The charities bureau of the Office of the New York State Attorney General also investigated, and determined that there had been no criminal wrongdoing on the part of the paid staff or volunteers. The foundation was poorly managed, but because stupidity isn't a crime, no one had done anything actually illegal. Even so, Leonard F. Pickell Jr. stepped down as president from the post he'd held since 1989, and George Sape, a New York lawyer and Beard trustee, has been named chairman. The board was shuffled, oversight committees organized, and letters and pleas for mercy sent to all the chefs and industry professionals who'd had dealings with the Beard House.

But all that may not be enough to turn the place around. Ian Kleinman, chef at Go Fish Grille and a multiple James Beard dinner veteran, last month learned that his fourth (and final) trip to the Beard House had been canceled. "I didn't even know they could do that, cancel a dinner," says Larry Herz, owner of Go Fish and Kleinman's longtime boss. "They said it was because they couldn't sell any tickets. They'd only sold, like, forty. And that's not so good."

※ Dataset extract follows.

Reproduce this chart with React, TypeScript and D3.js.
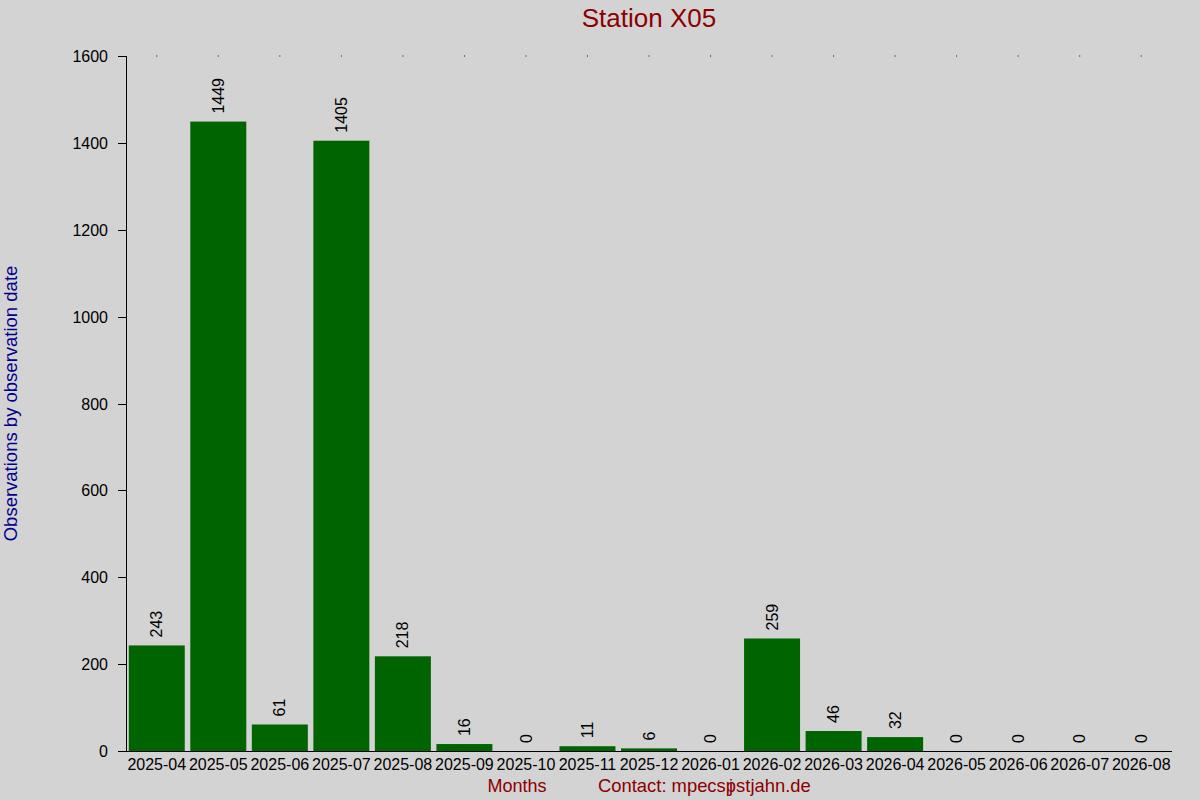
import * as d3 from "d3";
import React from "react";

const months = [
  "2025-04", "2025-05", "2025-06", "2025-07", "2025-08", "2025-09",
  "2025-10", "2025-11", "2025-12", "2026-01", "2026-02", "2026-03",
  "2026-04", "2026-05", "2026-06", "2026-07", "2026-08",
];
const counts = [243, 1449, 61, 1405, 218, 16, 0, 11, 6, 0, 259, 46, 32, 0, 0, 0, 0];
const yTicks = [0, 200, 400, 600, 800, 1000, 1200, 1400, 1600];

const width = 1200;
const height = 800;
const left = 126;
const right = 1172;
const top = 56;
const bottom = 751;
const font = "'Liberation Sans', Arial, sans-serif";

export default function App() {
  const x = d3.scaleBand<string>()
              .domain(months)
              .range([left, right])
              .paddingInner(0.09)
              .paddingOuter(0.045);

  const y = d3.scaleLinear().domain([0, 1600]).range([bottom, top]);

  return (
    <svg
      width={width}
      height={height}
      style={{ position: "absolute", left: 0, top: 0, display: "block" }}
      fontFamily={font}
    >
      <rect width={width} height={height} fill="#d3d3d3" />

      <text x={649} y={27} textAnchor="middle" fontSize={26} fill="#8b0000">
        Station X05
      </text>

      {/* bars */}
      {months.map((m, i) => (
        <rect
          key={m}
          x={x(m)}
          y={y(counts[i])}
          width={x.bandwidth()}
          height={bottom - y(counts[i])}
          fill="#006400"
        />
      ))}

      {/* value labels */}
      {months.map((m, i) => {
        const cx = (x(m) ?? 0) + x.bandwidth() / 2;
        const cy = y(counts[i]) - 8;
        return (
          <text
            key={m}
            transform={`translate(${cx}, ${cy}) rotate(-90)`}
            dy="0.35em"
            fontSize={16}
            fill="#000"
          >
            {counts[i]}
          </text>
        );
      })}

      {/* top dots */}
      {months.map(m => (
        <rect
          key={m}
          x={(x(m) ?? 0) + x.bandwidth() / 2 - 0.5}
          y={top - 0.5}
          width={1}
          height={1}
          fill="#000"
        />
      ))}

      {/* y axis */}
      <line x1={left + 0.5} x2={left + 0.5} y1={top} y2={bottom} stroke="#000" />
      {yTicks.map(t => (
        <g key={t} transform={`translate(0, ${Math.round(y(t)) + 0.5})`}>
          <line x1={left - 8} x2={left} stroke="#000" />
          <text x={left - 18} dy="0.35em" textAnchor="end" fontSize={16} fill="#000">
            {t}
          </text>
        </g>
      ))}

      {/* x axis */}
      <line x1={left - 8} x2={right} y1={bottom + 0.5} y2={bottom + 0.5} stroke="#000" />
      {months.map(m => (
        <text
          key={m}
          x={(x(m) ?? 0) + x.bandwidth() / 2}
          y={770}
          textAnchor="middle"
          fontSize={16}
          fill="#000"
        >
          {m}
        </text>
      ))}

      <text
        transform={`translate(17, ${(top + bottom) / 2}) rotate(-90)`}
        textAnchor="middle"
        fontSize={18.5}
        fill="#00008b"
      >
        Observations by observation date
      </text>

      <text x={517} y={792} textAnchor="middle" fontSize={18} fill="#8b0000">
        Months
      </text>
      <text x={598} y={792} fontSize={18.4} fill="#8b0000">
        Contact: mpecsp<tspan dx={-7}>j</tspan><tspan dx={3}>stjahn.de</tspan>
      </text>
    </svg>
  );
}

Herz blames it on the scandal and on people being fed up with companies that are unable to handle their books, but he also wonders if something else is involved. "Like, I know if Nobu had a dinner there, they're going to sell tickets and it's not going to get canceled," he says. "But some little guy out in Denver? Yeah, it doesn't look good."

Still, the James Beard folks are putting on a brave front, and insist that the troubles in no way reflect on the awards the foundation has given -- which is good, because I've got one of those medals and would hate to see it devalued in case I ever have to pawn it -- or on the support it's shown to the restaurant community. "Let us be clear," says chairman Sape. "The good work of the James Beard Foundation continues. There is no organization in this country that has had a more positive impact in promoting the culinary arts. We intend to keep it that way."